Offensively, Nelson didn't do much, with just 1 point in his 11 minutes, but he does bring a toughness to the offensive side of the court, and opposing teams have to recognize that he's an offensive threat, pulling defenders off other potential scorers. It wasn't coincidental that UCLA's shooting sparked up in the second half, going 6-for-11 on three-pointers in the second half, as opposed to 3-for-14 in the first. Now, of course, this isn't all due to Nelson's presence. UCLA actually looked like it finally got comfortable shooting the ball. But one of the reasons was that most of the shots came from wide open looks, and the distraction of Nelson being in the game contributed to those wide open looks.

It's also a matter that there was less Wear on the court. David Wear was hurt and didn't play, and then Travis Wear played just 10 minutes in the second half. Without them, there was a considerable increase in athleticism, rebounding and toughness on the court. We hate to hate on the Wears so much so early in the season, but it's vastly evident that they, for the most part, are limiting the team when they're in the game. Having Anthony Stover in the game instead, or Norman Powell in a three-guard lineup, is a vast upgrade. If you stepped back from your television and just got an overall impression of the team with Stover and Powell, it'd be: far more quickness. Stover, while he was a bit rusty and hyped up, settled down in the second half, but still brought energy and a huge defensive upgrade to the court. Powell is simply UCLA's best athlete, and it wasn't coincidental that the Bruins struggled in the first half when Powell had just about 8 minutes, but played 11 in the second half. If you're a knowledgeable UCLA fan, you were holding your breath after Powell missed his first shot, anticipating the quick yank. As we said above, it's going to be interesting to see if Howland will play Stover and Powell more, and can get over his man-crush on the Wears and recognize this. The Wears should be played as if they are one player, and a sub off the bench, getting a combined 18 minutes per game or so. But I just can't see Howland coming to terms with that. Perhaps the Wears are pressing, having sat out for so long, and they are much better – closer to the players Howland said they were in practice for the last year. But at this time they just can't get 60 minutes between the two of them like they were in the first two games. They need to be under stringent playing time restrictions until they can start playing like the guys Howland described in practice. But again, we tend to think that Howland will continue to institute a playing time restriction on Stover and Powell rather than the Wears.

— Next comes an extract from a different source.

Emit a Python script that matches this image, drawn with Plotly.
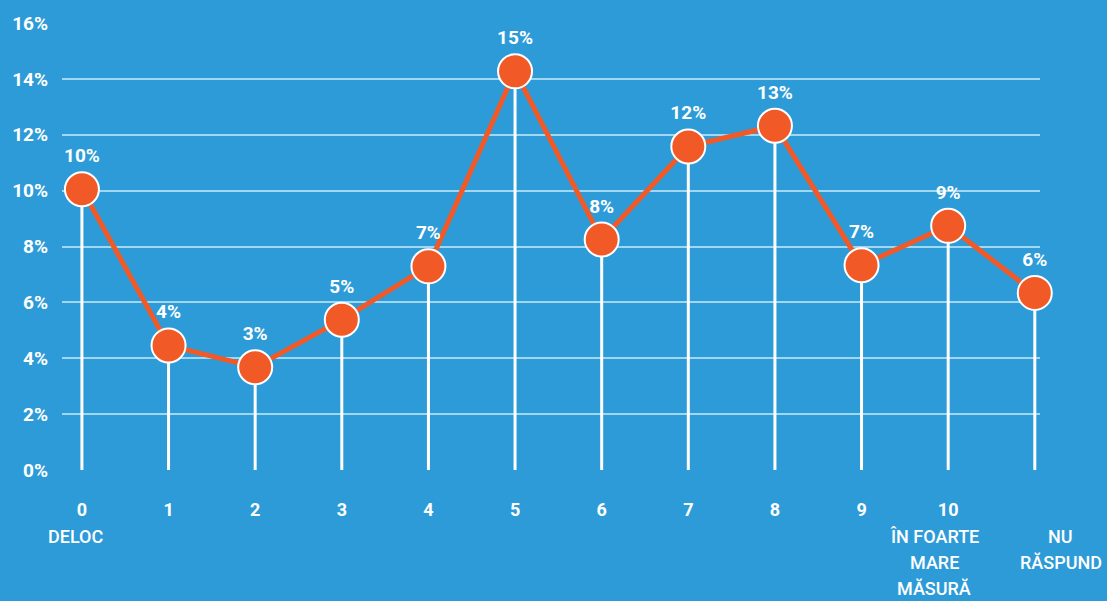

We said after the Middle Tennessee game that Tyler Lamb needs to continue to get many minutes, that he has some of the most upside on the team and that a good amount of minutes now is like investing in the team's future in February. Well, February came a little early, with Lamb playing perhaps his best game as a Bruin against Chaminade, and being perhaps UCLA's best player in the game. He scored 15 points, with 5 rebounds, 2 assists and 2 beautiful steals. He also played considerably better defense than in his two previous outings. Now, of course, take into consideration this was against Chaminade, but Lamb looked far better in being able to stay in front of the ball. We're not naïve to think that Lamb will now play like this every night. A player's development is always a couple of steps forward and then a step backward, and we expect there to be more steps backward along the way, but this was definitely a step forward for Lamb.

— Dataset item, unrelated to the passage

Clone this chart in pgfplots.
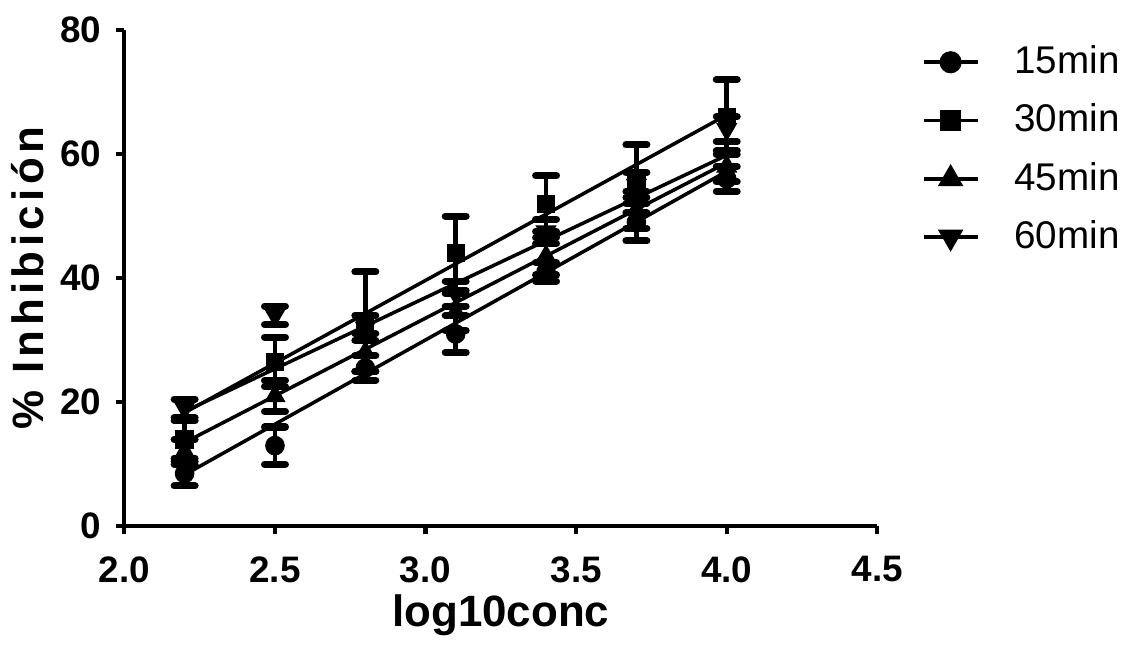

Jerime Anderson has to be on the court. Preferably at point guard, but heck, we'll take him anyway we can get him. And it's not that Anderson is spectacular, by any means, but he is definitely among the best options on this year's Bruin team. He had a career high 18 points, and hit 4 of 6 from three. In the first half, when the rest of the team was a collective ice cube shooting the ball, shooting 0-for-11 from three, he made UCLA's three three-pointers. There are just so many other things, too, that Anderson does well as a point guard that the team needs to be effective offensively, and he's a better on-ball defender than Lazeric Jones.

Jones, thankfully, came out of his funk in the second half. He ended the game with a game-high 19 points, with 12 of those coming in the second half. He also had 6 rebounds (five of those defensive), with 7 assists against just 2 turnovers. But it was after a pretty poor first half, where he air-balled two three-pointers, and played out of control offensively and out-of-sync defensively. It's not coincidental that Jones came alive after Anderson had to play so many more minutes (because of David Wear and De'End Parker being out). A couple of times in the second half, Anderson had the ball in his hand and waved off Jones – meaning: "I'll take the point guard duties. You just go over to the wing and look pretty." With Anderson taking over some of the burden of point guard, Jones can play more naturally as a shooting guard, and then, more relaxed, even his better point-guard abilities come out.

Josh Smith, liked he's been while at UCLA, only scratched the surface of the impact he could have on the court. He played just 22 minutes, limited by his conditioning, scored 12 points and had 8 rebounds, but still didn't assert himself enough on the offensive side. Chaminade had no one who could stay with Smith physically, and Smith should have been posting up on every offensive trip down the court and scored 30.

But again, we think the second half was a bit of fool's gold. Chaminade shot 40% in the first half and then 20% in the second half, and yeah, UCLA played better defense in the second half, but not that much better defense. Chaminade just plainly looked fatigued and looked off in its shooting.

And then on the other end of the court, Chaminade's defense got very sloppy. Its zone was severely handicapping UCLA's offense in the first half, collapsing down on Smith so he couldn't even touch the ball. UCLA never flashed a player to the high post to open up the middle, but mostly kept its second post player along the baseline, further muddying up the space around the basket and making it difficult for Smith to work. So, what did UCLA do in the first half to try to offset Chaminade's zone? Instead of spacing out and then flashing to the high post and trying to get Smith looks down low, it shot threes. As I said, besides Anderson's three made three-pointers in the first half, the team went 0-for-11. It completely settled on jumpers against Chaminade's zone, and it didn't seem like the UCLA coaches were that adamant against it.

This isn't going to get it done against a real team – like the one UCLA faces tonight.

And there are just far too many things to list in terms of what's wrong with UCLA's defense. Chaminade was a drive-and-kick team, and even with D-2 athletes UCLA's defenders couldn't stay in front of the ball in the first half. Thankfully, all that running around got Chaminade tired in the second half and they started settling for bad jumpers. And UCLA's other defensive bugaboo under Howland in the last three seasons – an inability to defend a simple screen -- was very evident again. UCLA's bigs don't seem to know if they should hedge or plug, so they're doing both halfway. Then UCLA's guards don't know whom to pick up off the screen. And then, there's UCLA's third bugaboo – poor rotations. And let's add a fourth bugaboo to the bugaboo list – a problem with being able to pick up opposing players in transition.

Again, that's just not going to get it done. It ended up well against an average and fatigued D-2 team for one half.

Perhaps the second half against Chaminade gave the Bruins a feeling of getting into the groove, the right groove. Hopefully it didn't give them false hope, and a feeling that they've turned a corner, and that they'll then fall into complacency and be exposed on national television against Kansas tonight.